Scoot McGroot wrote:nykballa2k4 wrote:Texas Chuck wrote:
If the Thunder and Kemba agree a buyout is in their best interest and Kemba and the Lakers then decide him signing there is in their best interest I remain 100% fine with it. I believe strongly in player agency. I'm not looking to hinder Kemba because other people hate LA and can't handle the optics.
I don't think that is one bit fair. If Kemba was not on OKC payroll, then I would be fine with it, but the notion of being paid by a tank team so you can play for a contending team is a double-dip and a problem. Lowry is a bit better (some would probably argue much better) at this point and a team is going to have to use considerable cap to sign him. Kemba will waltz in for free if $ isn't an issue.

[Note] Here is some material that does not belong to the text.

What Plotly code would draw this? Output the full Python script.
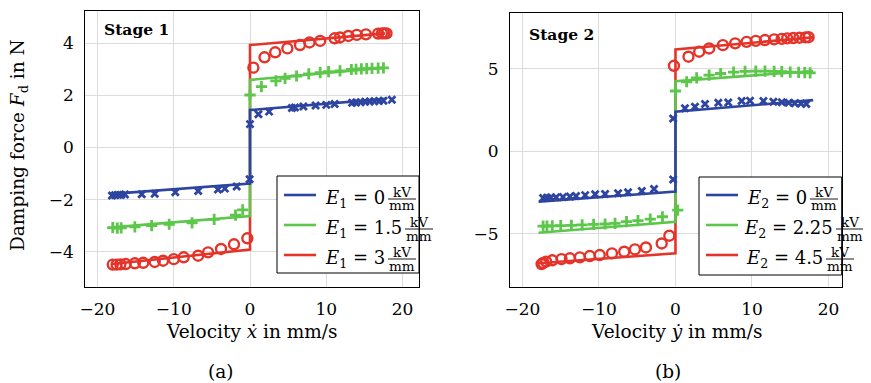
import plotly.graph_objects as go

# ---------------- data ----------------
# Stage 1 model lines (velocity in mm/s, force in N)
line1_v = [-18.1, 0.0, 0.0, 17.7]
line1_E0 = [-1.78, -1.38, 1.44, 1.87]
line1_E15 = [-3.07, -2.63, 2.60, 3.07]
line1_E3 = [-4.48, -3.92, 3.94, 4.39]

# Stage 1 measurements
meas1_E0_v = [-18.1, -17.7, -17.3, -16.9, -16.4, -14.2, -12.5, -9.8, -6.8, -4.2, -3.3, -1.75, -0.05,
              0.0, 1.1, 2.5, 5.5, 5.9, 7.0, 8.6, 10.0, 11.1, 13.4, 13.9, 14.5, 15.1, 15.7, 16.3, 16.9, 17.5, 18.6]
meas1_E0_F = [-1.84, -1.83, -1.82, -1.82, -1.81, -1.80, -1.78, -1.72, -1.67, -1.61, -1.58, -1.50, -1.22,
              0.90, 1.28, 1.38, 1.52, 1.54, 1.58, 1.62, 1.64, 1.67, 1.72, 1.73, 1.74, 1.76, 1.77, 1.78, 1.79, 1.80, 1.84]
meas1_E15_v = [-18.0, -17.4, -16.9, -15.1, -12.9, -10.6, -7.6, -4.7, -1.9, -0.96,
               0.0, 1.5, 3.4, 4.6, 6.1, 7.7, 9.2, 10.3, 11.8, 13.3, 13.9, 14.6, 15.3, 16.0, 16.8, 17.5]
meas1_E15_F = [-3.08, -3.10, -3.09, -3.05, -3.00, -2.95, -2.90, -2.76, -2.60, -2.40,
               2.02, 2.34, 2.56, 2.66, 2.75, 2.83, 2.88, 2.92, 2.95, 3.00, 3.01, 3.02, 3.03, 3.04, 3.05, 3.06]
meas1_E3_v = [-18.0, -17.5, -17.0, -16.3, -15.1, -14.0, -12.5, -11.4, -10.0, -8.7, -6.8, -5.5, -3.8, -2.1, -0.35,
              0.44, 1.9, 3.3, 4.9, 6.55, 7.8, 9.2, 11.1, 11.8, 12.9, 14.0, 15.2, 16.8, 17.3, 17.6, 17.9]
meas1_E3_F = [-4.50, -4.50, -4.49, -4.48, -4.45, -4.43, -4.40, -4.35, -4.29, -4.22, -4.16, -4.03, -3.90, -3.72, -3.49,
              3.07, 3.47, 3.66, 3.81, 3.94, 4.04, 4.10, 4.20, 4.23, 4.29, 4.33, 4.35, 4.38, 4.39, 4.39, 4.39]

# Stage 2 model lines
line2_v = [-17.9, 0.0, 0.0, 18.0]
line2_E0 = [-3.07, -2.46, 2.38, 3.09]
line2_E225 = [-4.95, -4.28, 4.24, 4.85]
line2_E45 = [-6.80, -6.20, 6.16, 6.89]

# Stage 2 measurements
meas2_E0_v = [-17.3, -16.8, -16.3, -15.6, -14.7, -13.8, -13.0, -11.8, -10.5, -9.2, -7.5, -6.2, -4.4, -2.8, -0.3,
              -0.3, 1.24, 2.55, 3.86, 5.6, 6.9, 8.65, 9.74, 11.5, 12.8, 13.9, 14.8, 15.6, 16.4, 17.1]
meas2_E0_F = [-2.85, -2.83, -2.82, -2.80, -2.78, -2.75, -2.72, -2.67, -2.62, -2.60, -2.56, -2.50, -2.42, -2.30, -1.72,
              1.98, 2.59, 2.69, 2.85, 2.93, 2.95, 3.03, 3.05, 3.03, 2.99, 2.96, 2.93, 2.90, 2.88, 2.85]
meas2_E225_v = [-17.3, -16.8, -16.1, -15.0, -13.6, -12.2, -10.7, -9.2, -7.9, -6.4, -4.9, -3.3, -1.7, 0.3,
                0.0, 1.46, 2.77, 4.4, 5.9, 7.6, 9.1, 10.5, 11.7, 12.9, 13.9, 15.0, 16.1, 16.9, 17.6]
meas2_E225_F = [-4.55, -4.54, -4.53, -4.52, -4.50, -4.47, -4.44, -4.42, -4.38, -4.28, -4.22, -4.12, -3.98, -3.58,
                3.64, 4.20, 4.44, 4.60, 4.70, 4.79, 4.83, 4.85, 4.85, 4.83, 4.81, 4.79, 4.77, 4.75, 4.74]
meas2_E45_v = [-17.5, -17.3, -16.9, -16.1, -14.9, -13.8, -12.5, -11.2, -9.9, -8.3, -6.7, -5.3, -3.86, -1.8, -0.8,
               -0.2, 1.7, 3.1, 4.4, 6.2, 7.8, 9.3, 10.5, 11.7, 12.9, 13.9, 14.6, 15.4, 16.2, 17.0, 17.4]
meas2_E45_F = [-6.85, -6.78, -6.70, -6.62, -6.55, -6.50, -6.44, -6.36, -6.30, -6.20, -6.10, -5.96, -5.84, -5.60, -5.13,
               5.17, 5.72, 6.02, 6.22, 6.42, 6.53, 6.62, 6.68, 6.73, 6.77, 6.80, 6.83, 6.85, 6.87, 6.89, 6.90]

x_ticks = [-20, -10, 0, 10, 20]
y1_ticks = [-4, -2, 0, 2, 4]
y2_ticks = [-5, 0, 5]
legend1_labels = ["0", "1.5", "3"]
legend2_labels = ["0", "2.25", "4.5"]

# ---------------- style ----------------
BLUE = "#2d44a0"
GREEN = "#5cc74a"
RED = "#e4342a"
FONT = "DejaVu Serif"
OFF = 8  # page body margin
W, H = 871 - OFF, 383 - OFF


def px(x):
    return (x - OFF) / W


def py(y):
    return 1 - (y - OFF) / H


fig = go.Figure()


def add_panel(xa, ya, lv, lines, meas):
    for (ly, col) in reversed(lines):
        fig.add_trace(go.Scatter(x=lv, y=ly, mode="lines", line=dict(color=col, width=2.6),
                                 xaxis=xa, yaxis=ya, showlegend=False, hoverinfo="skip"))
    for (mv, mf, col, sym, size, lw) in reversed(meas):
        fig.add_trace(go.Scatter(x=mv, y=mf, mode="markers",
                                 marker=dict(symbol=sym, size=size, color=col,
                                             line=dict(color=col, width=lw)),
                                 xaxis=xa, yaxis=ya, showlegend=False, hoverinfo="skip"))


add_panel("x", "y", line1_v,
          [(line1_E0, BLUE), (line1_E15, GREEN), (line1_E3, RED)],
          [(meas1_E0_v, meas1_E0_F, BLUE, "x-thin", 7, 2.8),
           (meas1_E15_v, meas1_E15_F, GREEN, "cross-thin", 8, 2.8),
           (meas1_E3_v, meas1_E3_F, RED, "circle-open", 10, 2.4)])
add_panel("x2", "y2", line2_v,
          [(line2_E0, BLUE), (line2_E225, GREEN), (line2_E45, RED)],
          [(meas2_E0_v, meas2_E0_F, BLUE, "x-thin", 7, 2.8),
           (meas2_E225_v, meas2_E225_F, GREEN, "cross-thin", 8, 2.8),
           (meas2_E45_v, meas2_E45_F, RED, "circle-open", 10, 2.4)])

axis_common = dict(showgrid=True, gridcolor="#dcdcdc", gridwidth=1, zeroline=False,
                   showline=True, linecolor="black", linewidth=1.2, mirror=True,
                   ticks="", automargin=False, ticklabelstandoff=7,
                   tickfont=dict(family=FONT, size=17, color="black"))

shapes = []
annotations = []


def legend(box, line_x, rows, frac_centers, sub, labels):
    x0, y0, x1, y1 = box
    shapes.append(dict(type="rect", xref="paper", yref="paper", x0=px(x0), x1=px(x1), y0=py(y0), y1=py(y1),
                       line=dict(color="black", width=1), fillcolor="white", layer="above"))
    for (ry, fc, lab, col) in zip(rows, frac_centers, labels, [BLUE, GREEN, RED]):
        shapes.append(dict(type="line", xref="paper", yref="paper", x0=px(line_x[0]), x1=px(line_x[1]),
                           y0=py(ry), y1=py(ry), line=dict(color=col, width=2.6), layer="above"))
        annotations.append(dict(xref="paper", yref="paper", x=px(fc - 15), y=py(ry + 4), xanchor="right",
                                yanchor="middle", showarrow=False,
                                text=f"<i>E</i><sub>{sub}</sub> = {lab}",
                                font=dict(family=FONT, size=18, color="black")))
        shapes.append(dict(type="line", xref="paper", yref="paper", x0=px(fc - 14), x1=px(fc + 14),
                           y0=py(ry + 4), y1=py(ry + 4), line=dict(color="black", width=0.9), layer="above"))
        annotations.append(dict(xref="paper", yref="paper", x=px(fc), y=py(ry - 3.5), xanchor="center",
                                yanchor="middle", showarrow=False, text="kV", borderpad=0,
                                font=dict(family=FONT, size=13.5, color="black")))
        annotations.append(dict(xref="paper", yref="paper", x=px(fc), y=py(ry + 10.5), xanchor="center",
                                yanchor="middle", showarrow=False, text="mm", borderpad=0,
                                font=dict(family=FONT, size=13.5, color="black")))


legend((277, 176, 419, 273), (284, 316), [195, 225, 255], [402, 419, 402], "1", legend1_labels)
legend((699, 177, 841.7, 275), (706, 738), [195, 225, 255], [824, 850, 840], "2", legend2_labels)

txt = dict(family=FONT, size=18.5, color="black")
annotations += [
    dict(xref="paper", yref="paper", x=px(102), y=py(29), xanchor="left", yanchor="middle", showarrow=False,
         text="<b>Stage 1</b>", font=dict(family=FONT, size=15.5, color="black")),
    dict(xref="paper", yref="paper", x=px(527), y=py(34), xanchor="left", yanchor="middle", showarrow=False,
         text="<b>Stage 2</b>", font=dict(family=FONT, size=15.5, color="black")),
    dict(xref="paper", yref="paper", x=px(252), y=py(331), xanchor="center", yanchor="middle", showarrow=False,
         text="Velocity <i>ẋ</i> in mm/s", font=txt),
    dict(xref="paper", yref="paper", x=px(677), y=py(331), xanchor="center", yanchor="middle", showarrow=False,
         text="Velocity <i>ẏ</i> in mm/s", font=txt),
    dict(xref="paper", yref="paper", x=px(220), y=py(371), xanchor="center", yanchor="middle", showarrow=False,
         text="(a)", font=txt),
    dict(xref="paper", yref="paper", x=px(668), y=py(371), xanchor="center", yanchor="middle", showarrow=False,
         text="(b)", font=txt),
    dict(xref="paper", yref="paper", x=px(19), y=py(145), xanchor="center", yanchor="middle", showarrow=False,
         textangle=-90, text="Damping force <i>F</i><sub>d</sub> in N", font=txt),
]

fig.update_layout(
    template="none",
    width=W, height=H,
    margin=dict(l=0, r=0, t=0, b=0),
    paper_bgcolor="white", plot_bgcolor="white",
    showlegend=False,
    xaxis=dict(domain=[px(85.3), px(419.3)], range=[-21.6, 22.2], tickvals=x_ticks, anchor="y", **axis_common),
    yaxis=dict(domain=[py(286.7), py(10.7)], range=[-5.35, 5.26], tickvals=y1_ticks, anchor="x", **axis_common),
    xaxis2=dict(domain=[px(510), px(841.7)], range=[-21.63, 21.73], tickvals=x_ticks, anchor="y2", **axis_common),
    yaxis2=dict(domain=[py(286.7), py(13.3)], range=[-8.22, 8.35], tickvals=y2_ticks, anchor="x2", **axis_common),
    shapes=shapes,
    annotations=annotations,
)

fig.write_html("out.html")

If you want freedom of movement in off season as well as on the court, just make the NBA a giant socialism game. All $ is paid for production and being on the roster on a per-day basis. No more contracts. If you are on a roster you get paid, the better you perform the better you are paid.
In this hypothetical, the Lakers would only be able to sign Kemba with the MLE, maybe even just the taxpayer MLE. Lowry also has the right to sign the MLE anywhere he wants, if he so chooses. But Kemba, if the team decides they’d rather pay him to go away than rehab his value, can’t play wherever he wants, for his market salary?
Yeah 100%
Imagine if Antonio Brown, who got paid a giant signing bonus by Oakland, had his breakdown as a stunt so that he could get paid, get cut, and sign for peanuts on a superbowl team. That would be almost criminal.
There is some social contract between fans and teams and players. The expectation is that the team is trying to put out a winner. Fans come to see players and via being the "product" that advertisers are paying for or being the customers, are both directly and indirectly paying the team. OKC has a responsibility to not create a competitive disadvantage for the league as a whole. Paying a former all-star, starting-level player to start for a contending team is bad for overall competition in the league.
Taking this 100 steps further... and I think this debate was had years ago...
If 3 teams, say Bulls, Pacers, Pistons all got together and said "we are small markets, we don't want to be generally high over the tax, we all want to make a profit, and we want to win championships" they could, the three of them, make trades every year just in the triangle where they load one roster, and have two farm teams, then rinse-repeat. Two chances at a lotto player every year, then stack what would become a revolving grown up AAU-All-Stars.
That is full blown collusion, but the small ground-level is buying out a player so that they can play for what feels like the same price any team despite cap situation, is in some way collusion. If Kemba didn't KNOW a contender would pick him up, he would never ask out. He knows they will, back channels, agents, etc. That's why it is criminal.
IDK what everyone's employment situation is, but it would be comparable to getting laid off of a job, getting a nice severance package, and working a new job off the books while on severance and unemployment to get the max benefit.